Êxodo 34:29-35 (Vulgata Latina
cumque descenderet Moses de monte Sinai tenebat duas tabulas testimonii et ignorabat quod cornuta esset facies sua ex consortio sermonis Dei
(…) qui videbant faciem egredientis Mosi esse cor­nutam sed ope­ri­e­bat rur­sus ille faciem suam si quando loque­ba­tur ad eos

Baseando-se na tradução latina, Michelangelo retratou Moisés com cornos.

Também na versão em hebraico conseguimos ver a palavra chifre (https://biblehub.com/interlinear/exodus/34-29.htm)
Podemos ver no dicionário que a palavra קָרַ֛ן significa chifre, para além de raio de luz (https://en.wiktionary.org/wiki/%D7%A7%D7%A8%D7%9F)


O altar com chifres

Deus ordena que se construa um altar com chifres nos quatro cantos (Êxodo 27:1–2; Êxodo 38:1–2; Levítico 4:18,25).





Qual era a utilidade destes chifres? Serviam de protecção. Quem ficasse a segurar estes chifres ficaria protegido - por lei - de possíveis perseguições ou ameaças.
1 Reis 1:50–51 (Nova Versão Internacional) 
Mas Adonias, com medo de Salomão, foi agarrar-se às pontas do altar. Então informaram a Salomão: “Adonias está com medo do rei Salomão e está agarrado às pontas do altar. Ele diz: ‘Que o rei Salomão jure que não matará este seu servo pela espada’”. 

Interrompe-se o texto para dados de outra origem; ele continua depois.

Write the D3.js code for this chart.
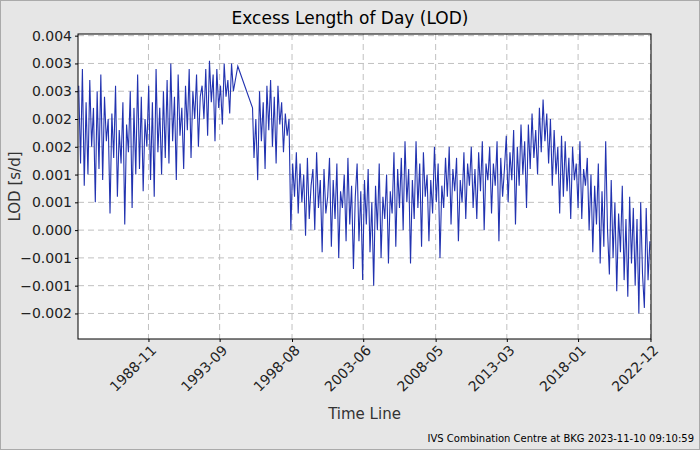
<!DOCTYPE html>
<html>
<head>
<meta charset="utf-8">
<script src="https://cdn.jsdelivr.net/npm/d3@7"></script>
<style>
body { margin: 0; background: #e6e6e6; }
text { font-family: "DejaVu Sans", sans-serif; }
</style>
</head>
<body>
<svg id="chart" width="700" height="450"></svg>
<script>
// LOD values in ms/d (converted to s/d when drawn)
var seg1Start = 1984.1, seg1Step = 0.125
var seg1 = [2.6,1.2,2.9,0.8,2.3,1.0,2.7,1.5, 2.2,0.5,2.5,1.1,2.8,0.9,2.4,1.6,
  2.0,0.3,2.1,1.3,2.6,0.6,1.8,1.2, 2.3,0.1,1.9,1.4,2.5,0.4,2.2,1.0,
  2.8,1.1,2.4,0.7,2.0,1.5,2.6,0.9, 2.3,0.6,2.9,1.4,2.2,1.0,2.5,1.3,
  2.7,1.2,3.0,1.6,2.4,0.9,2.8,1.7, 2.2,1.1,2.6,1.8,2.9,1.3,2.5,2.0,
  2.8,1.5,2.4,2.6,2.0,2.9,1.7,3.05, 2.3,2.8,1.6,2.9,2.2,2.6,1.9,3.0,
  2.4,2.7,2.1,3.0,2.5]
var gapYears = [1994.9, 1995.5, 1995.9]
var gapValues = [2.95, 2.5, 2.2]
var seg2Start = 1996.0, seg2Step = 0.125
var seg2 = [1.3,2.0,0.9,2.5,1.6,2.3,1.1,2.6, 1.8,2.7,1.5,2.4,1.2,2.6,1.9,2.3,
  1.4,2.1,1.7,2.0,0.0,1.2,0.6,1.4, 0.3,1.2,0.5,1.0,-0.1,1.3,0.2,0.8,
  1.1,0.0,1.4,0.4,0.9,-0.4,1.1,0.3, 0.6,1.3,-0.3,0.9,0.2,1.2,-0.5,0.7,
  0.4,1.0,-0.2,1.3,0.1,0.8,-0.7,0.6, 1.2,-0.2,0.7,-0.9,0.9,0.1,1.1,-0.4,
  0.5,-1.0,0.8,0.0,1.2,-0.5,0.6,0.2, 1.0,-0.6,0.7,0.3,1.4,-0.3,1.1,0.4,
  1.3,0.0,1.6,0.5,1.1,-0.6,0.9,0.2, 1.6,0.4,1.2,-0.3,1.4,0.6,1.0,-0.2,
  0.9,0.3,1.5,0.5,1.2,-0.5,0.8,0.4, 1.3,0.6,1.5,0.1,1.1,0.7,1.3,-0.2,
  0.9,0.5,1.4,0.2,1.2,0.8,1.5,0.4, 1.1,0.2,1.4,0.7,1.6,0.0,1.2,0.9,
  1.5,0.3,1.2,0.8,1.6,-0.2,1.3,0.6, 1.1,1.7,0.5,1.4,0.9,1.8,0.1,1.5,
  0.8,1.9,1.0,1.6,0.4,1.9,1.1,2.1, 1.3,1.8,1.0,2.2,1.4,2.35,1.6,2.1,
  1.2,2.0,0.8,1.8,1.0,1.5,0.3,1.7, 0.6,1.6,0.7,1.3,0.2,1.5,0.9,1.2,
  0.4,1.6,0.2,1.1,0.8,1.3,0.0,1.0, -0.4,0.8,0.1,1.2,-0.6,0.7,-0.3,1.6,
  0.0,-0.8,0.9,-0.5,0.5,-1.1,0.3,-0.4, 0.8,-0.9,0.2,-1.2,0.6,-0.6,0.4,-1.0,
  0.2,-1.5,0.5,-0.8,-1.4,0.4,-0.9,-0.2]
var xTicks = ["1988-11","1993-09","1998-08","2003-06","2008-05","2013-03","2018-01","2022-12"]
var yTicks = [-0.0015,-0.001,-0.0005,0,0.0005,0.001,0.0015,0.002,0.0025,0.003,0.0035]

function yearToDate(y) {
    var yr = Math.floor(y)
    var s = new Date(yr, 0, 1), e = new Date(yr + 1, 0, 1)
    return new Date(+s + (y - yr) * (e - s))
}

var points = []
seg1.forEach(function(v, i) { points.push({d: yearToDate(seg1Start + i*seg1Step), v: v/1000}) })
gapYears.forEach(function(y, i) { points.push({d: yearToDate(y), v: gapValues[i]/1000}) })
seg2.forEach(function(v, i) { points.push({d: yearToDate(seg2Start + i*seg2Step), v: v/1000}) })

var parseT = d3.timeParse("%Y-%m")
var svg = d3.select("#chart")
var L = 78, R = 651, T = 34, B = 339

svg.append("rect").attr("x",0.5).attr("y",0.5).attr("width",699).attr("height",449)
    .attr("fill","#e6e6e6").attr("stroke","#aaa")

var x = d3.scaleTime().domain([new Date(1984,0,20), new Date(2022,11,14)]).range([L, R])
var y = d3.scaleLinear().domain([-0.00196, 0.00353]).range([B, T])

svg.append("rect").attr("x",L).attr("y",T).attr("width",R-L).attr("height",B-T).attr("fill","white")

// grid
svg.append("g").selectAll("line").data(xTicks.map(parseT)).join("line")
    .attr("x1", d => x(d)).attr("x2", d => x(d)).attr("y1", T).attr("y2", B)
    .attr("stroke","#c0c0c0").attr("stroke-dasharray","6,4")
svg.append("g").selectAll("line").data(yTicks).join("line")
    .attr("x1", L).attr("x2", R).attr("y1", d => y(d)).attr("y2", d => y(d))
    .attr("stroke","#c0c0c0").attr("stroke-dasharray","6,4")

var line = d3.line().x(d => x(d.d)).y(d => y(d.v))
svg.append("path").datum(points).attr("d", line)
    .attr("fill","none").attr("stroke","#2233b0").attr("stroke-width",1.1)

svg.append("rect").attr("x",L).attr("y",T).attr("width",R-L).attr("height",B-T)
    .attr("fill","none").attr("stroke","black")

var yAxis = svg.append("g").attr("transform","translate("+L+",0)")
    .call(d3.axisLeft(y).tickValues(yTicks).tickFormat(d3.format(".3f")).tickSize(3))
yAxis.select(".domain").remove()
yAxis.selectAll("text").attr("font-size",14).attr("fill","#222")

var xAxis = svg.append("g").attr("transform","translate(0,"+B+")")
    .call(d3.axisBottom(x).tickValues(xTicks.map(parseT)).tickFormat(d3.timeFormat("%Y-%m")).tickSize(3))
xAxis.select(".domain").remove()
xAxis.selectAll("text").attr("font-size",14).attr("fill","#222")
    .attr("text-anchor","end").attr("dx",0).attr("dy",0)
    .attr("transform","translate(4,8) rotate(-45)")

svg.append("text").attr("x",350).attr("y",24).attr("text-anchor","middle")
    .attr("font-size",17).attr("fill","black").text("Excess Length of Day (LOD)")
svg.append("text").attr("transform","translate(20,"+((T+B)/2)+") rotate(-90)")
    .attr("text-anchor","middle").attr("font-size",15).attr("fill","#333").text("LOD [s/d]")
svg.append("text").attr("x",(L+R)/2).attr("y",419).attr("text-anchor","middle")
    .attr("font-size",15).attr("fill","#333").text("Time Line")
svg.append("text").attr("x",694).attr("y",442).attr("text-anchor","end")
    .attr("font-size",10).attr("fill","black").text("IVS Combination Centre at BKG 2023-11-10 09:10:59")
</script>
</body>
</html>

1 Reis 2:28 (Nova Versão Internacional) 
Quando a notícia chegou a Joabe, que havia conspirado com Adonias, ainda que não com Absalão, ele fugiu para a Tenda do Senhor e agarrou-se às pontas do altar.


Um cântico serve para mostrar a crença na protecção oferecida pelo chifre de Deus:
2 Samuel 22:3 (Nova Versão Internacional) 
O meu Deus é a minha rocha, em que me refúgio;
o meu escudo e o meu poderoso (hebraico: chifre) salvador.
Ele é a minha torre alta, o meu abrigo seguro.
Tu, Senhor, és o meu salvador, e me salvas dos violentos.


Deus é um dragão guerreiro

Um poema em Salmos 18 retrata o deus dos judeus como um dragão guerreiro que voa montado num querubim:

Salmos 18 (Nova Versão Internacional) 
1 Eu te amo, ó Senhor, minha força.
2 O Senhor é a minha rocha, a minha fortaleza e o meu libertador;
o meu Deus é o meu rochedo, em quem me refúgio.
Ele é o meu escudo e o poder (hebraico: chifre) que me salva, a minha torre alta.
.…
8 Das suas narinas subiu fumaça; da sua boca saíram brasas vivas e fogo consumidor.
9 Ele abriu os céus e desceu;
nuvens escuras estavam sob os seus pés.
10 Montou um querubim e voou, deslizando sobre as asas do vento.
11 Fez das trevas o seu esconderijo, das escuras nuvens, cheias de água, o abrigo que o envolvia.
12 Com o fulgor da sua presença as nuvens se desfizeram em granizo e raios,
13 quando dos céus trovejou o Senhor, e ressoou a voz do Altíssimo.
14 Atirou suas flechas e dispersou meus inimigos, com seus raios os derrotou.

O que monta, agora, Yah­veh? Ora!... Monta um que­ru­bim! Mas como seria um querubim?



"Querubim" é uma palavra assíria - portanto Yahveh só poderia montar uma figura mitológica dos assírios! Os assírios retratavam estas figuras como quadrúpedes alados com cabeça humana.